As this example suggests, feminism was a major driver of critiques of structuralism in the 1980s and 1990s. Perhaps the most influential theorist of the incoherency and impossibility of stable definitions of gender is Judith Butler (see the section "Intersectionality and Queer Theory" for a comparison of Butler and Crenshaw). Like Crenshaw, Butler thinks there can be no single concept of “woman.” For Crenshaw, this is because of the diversity within the category of woman: different women have different experiences. But unlike Butler, Crenshaw does not want to give up on identity categories altogether. This is the force of her turn to “coalition.” For Crenshaw, the important thing is that people act as if categories have power and meaning, even if they cannot be coherently defined. What is important is what people do with power. “Coalition,” a word with political meanings, captures this sense of the political, rather than metaphysical, nature of categories.

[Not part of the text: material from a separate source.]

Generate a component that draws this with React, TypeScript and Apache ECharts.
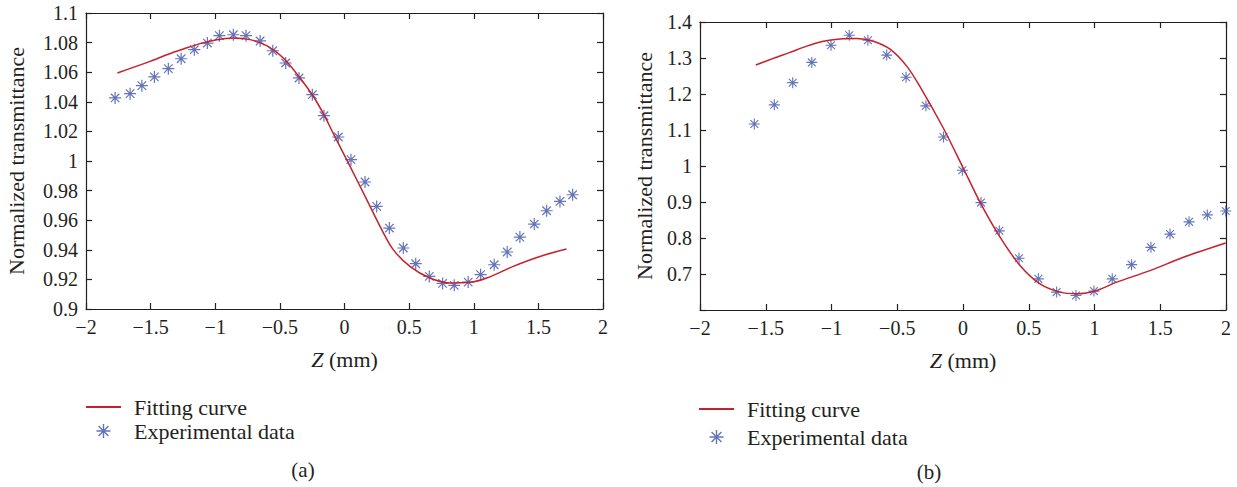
import React, { useEffect, useRef } from "react";
import * as echarts from "echarts";

// ---- Panel (a) ----
const aExpZ = [-1.775, -1.659, -1.568, -1.471, -1.363, -1.264, -1.162, -1.061, -0.968, -0.86, -0.762, -0.653, -0.555, -0.455, -0.352, -0.249, -0.159, -0.048, 0.05, 0.159, 0.249, 0.347, 0.455, 0.551, 0.656, 0.759, 0.849, 0.957, 1.053, 1.158, 1.259, 1.357, 1.468, 1.564, 1.667, 1.765];
const aExpT = [1.0426, 1.0455, 1.0509, 1.0568, 1.0624, 1.0691, 1.0752, 1.0797, 1.0847, 1.0853, 1.0847, 1.0811, 1.0745, 1.0662, 1.0561, 1.0448, 1.0306, 1.0162, 1.0009, 0.9858, 0.9693, 0.9547, 0.9412, 0.9306, 0.922, 0.9173, 0.916, 0.9182, 0.9232, 0.9299, 0.9385, 0.9486, 0.9574, 0.9664, 0.9727, 0.9772];
const aFitZ = [-1.757, -1.504, -1.375, -1.246, -1.118, -0.988, -0.86, -0.731, -0.602, -0.473, -0.344, -0.241, -0.159, -0.089, 0.043, 0.172, 0.288, 0.377, 0.506, 0.661, 0.816, 0.971, 1.1, 1.305, 1.512, 1.718];
const aFitT = [1.0595, 1.0673, 1.0718, 1.0757, 1.0793, 1.082, 1.0831, 1.082, 1.0779, 1.0696, 1.0561, 1.0436, 1.0313, 1.019, 0.9964, 0.9739, 0.9536, 0.9401, 0.9288, 0.9209, 0.9176, 0.918, 0.9209, 0.9288, 0.9355, 0.9405];

// ---- Panel (b) ----
const bExpZ = [-1.587, -1.435, -1.295, -1.15, -1.004, -0.865, -0.723, -0.58, -0.433, -0.282, -0.148, -0.005, 0.137, 0.276, 0.426, 0.573, 0.712, 0.859, 0.996, 1.135, 1.282, 1.429, 1.574, 1.719, 1.858, 1.998];
const bExpT = [1.1166, 1.1699, 1.2315, 1.2878, 1.3356, 1.3633, 1.3494, 1.308, 1.2464, 1.1671, 1.0807, 0.9884, 0.8983, 0.8199, 0.7436, 0.6865, 0.6497, 0.6403, 0.6525, 0.6865, 0.726, 0.774, 0.8108, 0.8448, 0.8641, 0.8751];
const bFitZ = [-1.576, -1.443, -1.316, -1.189, -1.062, -0.935, -0.808, -0.682, -0.555, -0.428, -0.327, -0.15, -0.005, 0.131, 0.283, 0.435, 0.586, 0.738, 0.865, 1.017, 1.169, 1.422, 1.676, 1.998];
const bFitT = [1.2804, 1.2989, 1.3155, 1.3329, 1.3467, 1.3531, 1.3542, 1.3467, 1.3245, 1.2775, 1.2204, 1.1055, 0.9994, 0.8983, 0.8017, 0.7232, 0.6727, 0.6497, 0.645, 0.6542, 0.6773, 0.7094, 0.7464, 0.7859];

const xTicks = { min: -2, max: 2, interval: 0.5 };
const aY = { min: 0.9, max: 1.1, interval: 0.02 };
const bY = { min: 0.6, max: 1.4, interval: 0.1 };

const SERIES_FIT = "Fitting curve";
const SERIES_EXP = "Experimental data";
const PANEL_LABELS = ["(a)", "(b)"];
const X_NAME = "{i|Z} (mm)";
const Y_NAME = "Normalized transmittance";

const FONT = "'Liberation Serif', 'Times New Roman', serif";
const TEXT = "#231f20";
const RED = "#c8202a";
const BLUE = "#3d51a8";

const STAR =
  "path://M-10,-1L10,-1L10,1L-10,1Z M-1,-10L1,-10L1,10L-1,10Z M-6.36,-7.78L7.78,6.36L6.36,7.78L-7.78,-6.36Z M-7.78,6.36L6.36,-7.78L7.78,-6.36L-6.36,7.78Z";

const zip = (a: number[], b: number[]) => a.map((v, i) => [v, b[i]]);
const fmtX = (v: number) => (v < 0 ? "\u2212" + Math.abs(v) : String(v));

export default function App() {
  const ref = useRef<HTMLDivElement>(null);
  useEffect(() => {
    if (!ref.current) return;
    const chart = echarts.init(ref.current, undefined, { renderer: "svg" });
    const line = { show: true, onZero: false, lineStyle: { color: TEXT, width: 1.2 } };
    const tick = (show: boolean) => ({ show, inside: true, length: 6, lineStyle: { color: TEXT, width: 1.2 } });
    const label = { color: TEXT, fontFamily: FONT, fontSize: 20 };
    const mkX = (gridIndex: number) => [
      {
        type: "value", gridIndex, position: "bottom", ...xTicks,
        axisLine: line, axisTick: tick(true), splitLine: { show: false },
        axisLabel: { ...label, margin: 8, formatter: fmtX },
        name: X_NAME, nameLocation: "middle", nameGap: 39,
        nameTextStyle: { color: TEXT, fontFamily: FONT, fontSize: 22, rich: { i: { fontStyle: "italic", fontFamily: FONT, fontSize: 22, color: TEXT } } },
      },
      {
        type: "value", gridIndex, position: "top", ...xTicks,
        axisLine: line, axisTick: tick(true), splitLine: { show: false }, axisLabel: { show: false },
      },
    ];
    const mkY = (gridIndex: number, r: any, fmt: (v: number) => string, gap: number) => [
      {
        type: "value", gridIndex, position: "left", ...r,
        axisLine: line, axisTick: tick(true), splitLine: { show: false },
        axisLabel: { ...label, margin: 8, formatter: fmt },
        name: Y_NAME, nameLocation: "middle", nameGap: gap, nameRotate: 90,
        nameTextStyle: { color: TEXT, fontFamily: FONT, fontSize: 22 },
      },
      {
        type: "value", gridIndex, position: "right", ...r,
        axisLine: line, axisTick: tick(true), splitLine: { show: false }, axisLabel: { show: false },
      },
    ];
    const legendBase = {
      orient: "vertical",
      itemWidth: 35, itemHeight: 14,
      textStyle: { color: TEXT, fontFamily: FONT, fontSize: 22, padding: [0, 0, 0, 8] },
      data: [{ name: SERIES_FIT, itemStyle: { opacity: 0 } }, SERIES_EXP],
      selectedMode: false,
    };
    chart.setOption({
      animation: false,
      backgroundColor: "#fff",
      grid: [
        { left: 86, top: 13, width: 517, height: 296 },
        { left: 700, top: 22, width: 526, height: 288 },
      ],
      xAxis: [...mkX(0), ...mkX(1)],
      yAxis: [
        ...mkY(0, aY, (v: number) => String(+v.toFixed(2)), 59),
        ...mkY(1, bY, (v: number) => (Math.abs(v - 0.6) < 1e-6 ? "" : String(+v.toFixed(1))), 45),
      ],
      legend: [
        { ...legendBase, left: 80, top: 391, itemGap: 2 },
        { ...legendBase, left: 693, top: 393, itemGap: 6 },
      ],
      series: [
        { name: SERIES_FIT, type: "line", xAxisIndex: 0, yAxisIndex: 0, data: zip(aFitZ, aFitT), smooth: 0.3, symbol: "none", lineStyle: { color: RED, width: 1.5 }, itemStyle: { color: RED } },
        { name: SERIES_EXP, type: "scatter", xAxisIndex: 0, yAxisIndex: 0, data: zip(aExpZ, aExpT), symbol: STAR, symbolSize: 12, itemStyle: { color: BLUE } },
        { name: SERIES_FIT, type: "line", xAxisIndex: 2, yAxisIndex: 2, data: zip(bFitZ, bFitT), smooth: 0.3, symbol: "none", lineStyle: { color: RED, width: 1.5 }, itemStyle: { color: RED } },
        { name: SERIES_EXP, type: "scatter", xAxisIndex: 2, yAxisIndex: 2, data: zip(bExpZ, bExpT), symbol: STAR, symbolSize: 11, itemStyle: { color: BLUE } },
      ],
      graphic: [
        { type: "text", x: 303, y: 470, style: { text: PANEL_LABELS[0], fill: TEXT, fontFamily: FONT, fontSize: 21, align: "center", verticalAlign: "middle" } },
        { type: "text", x: 929, y: 472, style: { text: PANEL_LABELS[1], fill: TEXT, fontFamily: FONT, fontSize: 21, align: "center", verticalAlign: "middle" } },
      ],
    });
    return () => chart.dispose();
  }, []);
  return <div ref={ref} style={{ position: "absolute", left: 0, top: 0, width: 1237, height: 487 }} />;
}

This foregrounding of politics in Crenshaw’s conclusion foreshadows the lasting vitality and influence of her writing. Indeed, Crenshaw’s concept of “intersectionality” has had a longer lifetime in the academy than related concepts drawn from postmodernism. This may because of the pragmatism of her concept, with its focus on application to the everyday lives of real people and to the policies and programs developed on their behalf. As one recent example, Ange-Marie Hancock’s article, “Trayvon Martin, Intersectionality, and the Politics of Disgust,” applies intersectionality to the case of Trayvon Martin, an unarmed Black teenager shot dead in 2012. Hancock’s discussion of Martin also echoes Crenshaw’s discussion of George Will. Crenshaw suggests that Will’s disgust with the lyrics of 2 Live Crew is also an aversion to their race, and Hancock similarly shows how a disgust for young Black men makes their bodies “disposable” in American society, so that they can be killed with minimal consequences. The applicability of Crenshaw’s analysis to current affairs a generation after her original publication attests to the lasting influence of her thinking.